George Kennedy stars in this 1970s revenge film as John Kinsdale, a military employee stationed in Naples who uses state-of-the-art (for the time) computer technology to track down the terrorists who killed his family. Local police inspector Dr. Lupo (Raf Vallone) and Kinsdale's commander (Arthur Franz) both try to stop him from taking the law into his own hands. Even his friend MacAllister (John Mills) attempts to reason with him, but nothing can prevent Kinsdale's computer-assisted vendetta from its path of bloody destruction.

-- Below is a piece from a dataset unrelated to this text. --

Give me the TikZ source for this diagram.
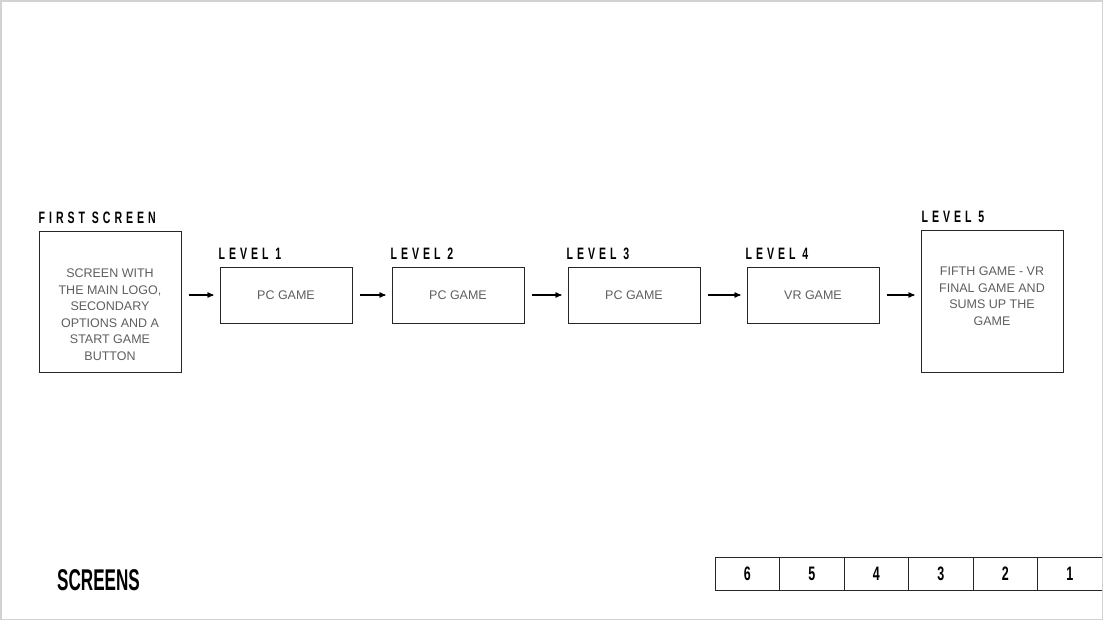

One of the film's interesting aspects is in the antiquated computer technology Kinsdale employs, such as an early modem that connects into the phone receiver; but the real worthwhile element is the believable performance of veteran actor Kennedy. Mature-white-male-on-a-rampage movies were big at the time, due to the earlier success of films like DEATH WISH and DIRTY HARRY, but Kennedy's performance here is in a whole other league than Eastwood or Bronson: overweight, emotional, and devoid of swagger, he---along with Ennio Morricone's surreal score--makes up for the low-budget ambiance and crude camerawork of this, one of director Edward Dmytryk's last films.
After his family was brutally massacred by a terrorist group, a top computer expert uses his sophisticated machines to track them down and avenge them.